In a situation where a post has an extremely large number of autosaves or very large autosave content, this can create a PHP OOM when the (potentially massive, unchecked) payload from the autosaves route is loaded by PHP, making the post OOM and seem impossible to load/edit in the editor.
This has been observed in the wild, with OOMs, in sites with a variety of users editing longstanding posts with long content.
It can be verified by measuring PHP memory usage in the editor - posts with a large autosave preload payload will consume more PHP memory. With some multiple megabyte pastes of lorem ipsum in the editor, and 1min to allow the autosave/s to take place, the difference is noticeable.
The PHP OOM risk can be mitigated by simply not preloading them, by removing the autosaves route from
preload_paths
- which instead makes JS load it directly from the rest route. Previously-affected large posts with large/many autosaves don't PHP OOM once the preload is prevented.Specifically, this PHP OOM risk can be avoided by removing this line from
wp-admin/edit-form-blocks.php
:sprintf( '%s/autosaves?context=edit', $rest_path ),
This method (or doing it in a filter to
block_editor_rest_api_preload_paths
) is reliable for sites that skirt the upper limits of autosave parallelism.Steps to verify:
It still raises the issue though that Gutenberg's JS is loading the full payload of all autosaves per-post for every post the editor loads, which can be suboptimal at scale...
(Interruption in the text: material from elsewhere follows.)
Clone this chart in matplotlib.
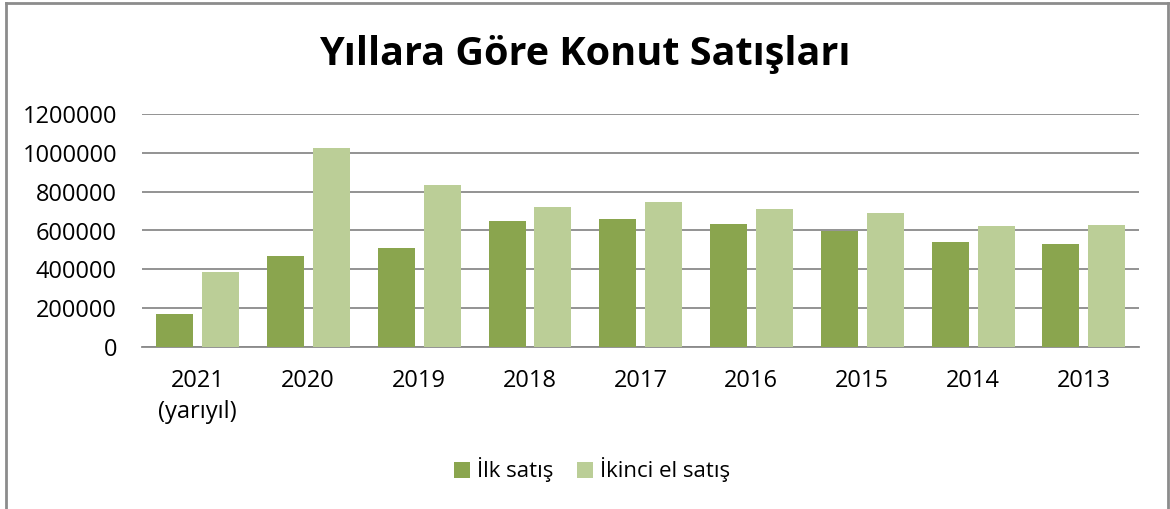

In theory, the editor technically only needs the dates of existing autosaves to see if a newer one exists when opening a post - which could be done using a fields arg for the initial request - at which point it could then (if needed) load an individual autosave from the rest route by ID to diff against the editor content. Avoiding loading the_content of multiple autosaves at once could therefore keep autosave-based memory consumption/waste down in the editor in general.